ことのあらまし

日々のあらまし、いつか平気になるための記録

境目に立つ

6月25日。部屋の照明が次々に点かなくなっていっている。もう1週間ほどで引っ越しだし我慢するかとも思ったが、さすがに玄関も台所も脱衣所も暗いと生活に支障が出る。管理会社に連絡して見てもらったところその場ですぐに直すことができない不具合のようで、修理は日を改めることに。薄闇の中で暮らしていると貧しい気持ちになってくる。退去までに明かりが戻るといいのだけれど。

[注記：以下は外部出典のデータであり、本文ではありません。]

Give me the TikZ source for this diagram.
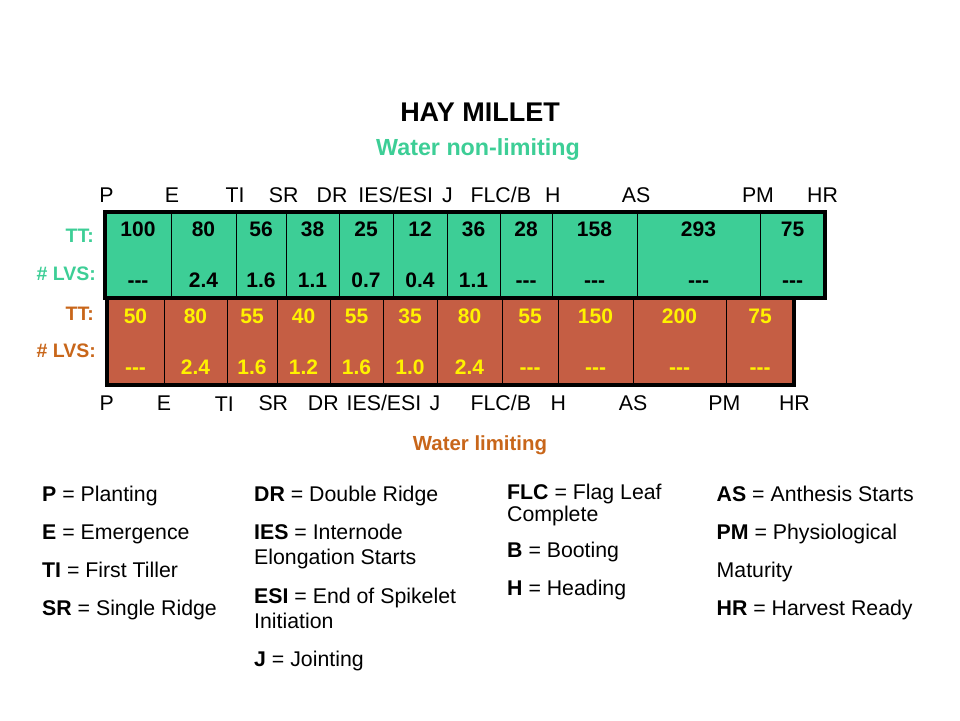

3年と少しを過ごしたこの街を出歩くことも減るんだな、とちょっと感慨深くなりながら隣駅まで散歩する。ちんまりとした公園ではリードに繋がれた猫が散歩をしていた。白くてふわふわとした毛が風になびいてこまかな影を地面に落としている。橋の下を流れる川には鴨が5、6羽泳いでいた。身震いや啄みに合わせて水面がちらちら揺れている。

光の重なりを目にすると、水のざわめきを耳にすると、無意識に凝り固まっていた体のこわばりがほぐれていく。次の住処の近くには大きな公園があるらしい。自分をやわらかくする場所を見つけながら、渡り歩いていく。